The SP has proclaimed “some” disagreement with McCluskey over his support for Labour, urging him to “break the link with New Labour”.

It is politely declining to support a vicious right-wing party of the financial elite, while making clear that such “disagreements” will not interfere with its rotten political alliance with McCluskey.

Days later, on January 15, McCluskey spoke at the London School of Economics stressing that “As the working class reasserts itself, Labour is the natural, historic, vehicle for their voice. Every Labour victory has been based on an alliance. And that is the alliance I see delivering a victory for Labour in 2015.”

He applauded Labour leader Ed Miliband for his adoption of Conservative “One Nation” rhetoric “for the way he has raised this idea ... and for the content he is trying to give it.”

The SP’s endorsement of McCluskey has been followed by all the pseudo-left groups except the SWP, who are backing long-time fellow thinker Jerry Hicks.
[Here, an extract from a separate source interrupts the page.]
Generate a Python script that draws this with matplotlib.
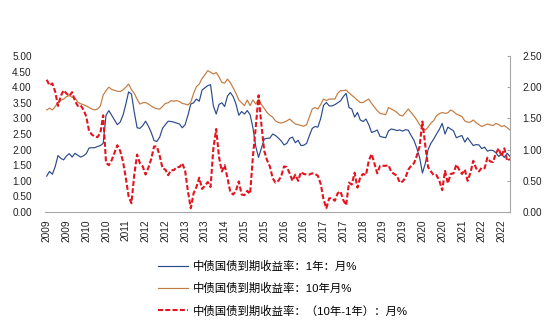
import numpy as np
import pandas as pd
import matplotlib
matplotlib.use("Agg")
import matplotlib.pyplot as plt

plt.rcParams['font.family'] = ['Liberation Sans', 'Noto Sans CJK SC']

# monthly yields, %, starting March 2009
yield_1y = [
    1.15, 1.30, 1.21, 1.45, 1.81, 1.72, 1.67, 1.80, 1.87, 1.76,
    1.88, 1.82, 1.76, 1.80, 1.87, 2.05, 2.06, 2.06, 2.10, 2.13,
    2.20, 3.10, 3.25, 3.10, 2.95, 2.80, 2.88, 3.10, 3.45, 3.85,
    3.78, 3.20, 2.70, 2.68, 2.77, 2.91, 2.75, 2.55, 2.29, 2.26,
    2.40, 2.68, 2.80, 2.91, 2.90, 2.88, 2.85, 2.82, 2.70, 2.80,
    3.10, 3.46, 3.50, 3.62, 3.55, 3.91, 3.98, 4.05, 4.08, 3.40,
    3.14, 3.45, 3.50, 3.38, 3.72, 3.83, 3.70, 3.46, 3.10, 3.22,
    3.14, 3.25, 3.12, 2.70, 2.10, 1.75, 2.05, 2.34, 2.36, 2.37,
    2.50, 2.45, 2.37, 2.28, 2.15, 2.20, 2.36, 2.40, 2.22, 2.30,
    2.13, 2.14, 2.20, 2.45, 2.68, 2.74, 2.72, 3.00, 3.42, 3.51,
    3.40, 3.40, 3.44, 3.50, 3.56, 3.70, 3.80, 3.35, 3.30, 3.04,
    3.19, 2.95, 2.90, 2.98, 2.80, 2.55, 2.58, 2.63, 2.42, 2.40,
    2.38, 2.60, 2.66, 2.64, 2.61, 2.63, 2.59, 2.64, 2.62, 2.45,
    2.30, 2.05, 1.75, 1.25, 1.55, 2.00, 2.20, 2.34, 2.50, 2.65,
    2.84, 2.50, 2.72, 2.66, 2.60, 2.38, 2.42, 2.45, 2.24, 2.38,
    2.25, 2.13, 2.16, 2.15, 2.03, 2.08, 1.95, 1.98, 1.97, 1.90,
    1.78, 1.85, 1.75, 1.88, 1.78,
]
yield_10y = [
    3.27, 3.33, 3.27, 3.38, 3.51, 3.58, 3.62, 3.70, 3.73, 3.68,
    3.66, 3.52, 3.47, 3.44, 3.40, 3.35, 3.30, 3.27, 3.30, 3.40,
    3.75, 3.89, 4.00, 3.93, 3.90, 3.87, 3.86, 3.91, 4.00, 4.10,
    3.92, 3.80, 3.62, 3.46, 3.50, 3.51, 3.46, 3.40, 3.34, 3.31,
    3.30, 3.38, 3.48, 3.50, 3.57, 3.55, 3.57, 3.54, 3.48, 3.46,
    3.43, 3.52, 3.80, 4.02, 4.10, 4.28, 4.40, 4.53, 4.48, 4.42,
    4.47, 4.33, 4.15, 4.13, 4.26, 4.15, 3.98, 3.80, 3.59, 3.50,
    3.41, 3.59, 3.41, 3.59, 3.46, 3.62, 3.45, 3.32, 3.19, 3.10,
    3.04, 2.92, 2.87, 2.85, 2.88, 2.92, 2.98, 2.90, 2.82, 2.80,
    2.77, 2.75, 2.80, 3.05, 3.30, 3.35, 3.30, 3.45, 3.62, 3.57,
    3.62, 3.62, 3.62, 3.80, 3.89, 3.89, 3.91, 3.82, 3.74, 3.67,
    3.58, 3.51, 3.51, 3.57, 3.62, 3.48, 3.36, 3.25, 3.16, 3.14,
    3.12, 3.35, 3.30, 3.25, 3.19, 3.10, 3.08, 3.19, 3.30, 3.19,
    3.08, 2.95, 2.80, 2.70, 2.62, 2.72, 2.85, 2.93, 3.09, 3.15,
    3.19, 3.16, 3.18, 3.27, 3.22, 3.14, 3.10, 3.06, 2.92, 2.88,
    2.88, 2.95, 2.86, 2.80, 2.74, 2.78, 2.82, 2.79, 2.77, 2.84,
    2.80, 2.74, 2.77, 2.70, 2.63,
]
start_month = '2009-03-01'
tick_step = 7

labels = ['中债国债到期收益率：1年：月%',
          '中债国债到期收益率：10年月%',
          '中债国债到期收益率：（10年-1年）：月%']

one = np.array(yield_1y)
ten = np.array(yield_10y)
spread = ten - one
months = pd.date_range(start_month, periods=len(one), freq='MS')
x = np.arange(len(one))

fig = plt.figure(figsize=(5.5, 3.3), dpi=100)
ax = fig.add_axes([45 / 550, 118 / 330, 465 / 550, 156 / 330])
ax2 = ax.twinx()

l1, = ax.plot(x, one, color='#2B4A8A', lw=0.85)
l2, = ax.plot(x, ten, color='#C27A40', lw=0.85)
l3, = ax2.plot(x, spread, color='#E3141E', lw=1.5, dashes=(2.4, 1.1))

ax.set_xlim(-0.6, len(one) - 1)
ax.set_ylim(0, 5)
ax2.set_ylim(0, 2.5)
ax.set_yticks(np.arange(0, 5.01, 0.5))
ax2.set_yticks(np.arange(0, 2.51, 0.5))
ax.yaxis.set_major_formatter(matplotlib.ticker.FormatStrFormatter('%.2f'))
ax2.yaxis.set_major_formatter(matplotlib.ticker.FormatStrFormatter('%.2f'))

ticks = x[::tick_step]
ax.set_xticks(ticks)
ax.set_xticklabels([str(months[i].year) for i in ticks], rotation=90,
                   fontsize=7.3, color='#222222')

for a in (ax, ax2):
    for s in a.spines.values():
        s.set_visible(False)
ax.spines['bottom'].set_visible(True)
ax.spines['bottom'].set_color('#A6A6A6')
ax2.spines['right'].set_visible(True)
ax2.spines['right'].set_color('#A6A6A6')

ax.tick_params(axis='x', length=0, pad=5.5)
ax.tick_params(axis='y', length=0, pad=9.5, labelsize=7.2, labelcolor='#222222')
ax2.tick_params(axis='y', direction='in', length=2.5, color='#A6A6A6',
                pad=9, labelsize=7.2, labelcolor='#222222')

fig.legend([l1, l2, l3], labels, loc='upper left',
           bbox_to_anchor=(158 / 550, 1 - 261 / 330), frameon=False,
           fontsize=8.2, handlelength=2.6, handletextpad=0.5,
           labelspacing=0.95, borderpad=0, borderaxespad=0)

fig.savefig('out.png', dpi=100)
For its impudence, the SWP has been expelled from the UNITE United Left caucus. A statement issued by the caucus pays “a special tribute to Frank Wood, UNITE Executive Council member for Health, who has immediately renounced his membership of the SWP following this weekend’s decision and will be backing Len. Thank you Frank for your courage and your conviction. You are welcome back into the fold and may others like you follow swiftly as well.”

The top personnel of the pseudo left groups are nothing less than a special detachment of the highly privileged upper echelons of the union apparatus, tasked with painting in left and socialist colours policies, programmes and individuals that are virulently hostile to even the most basic interests of working class.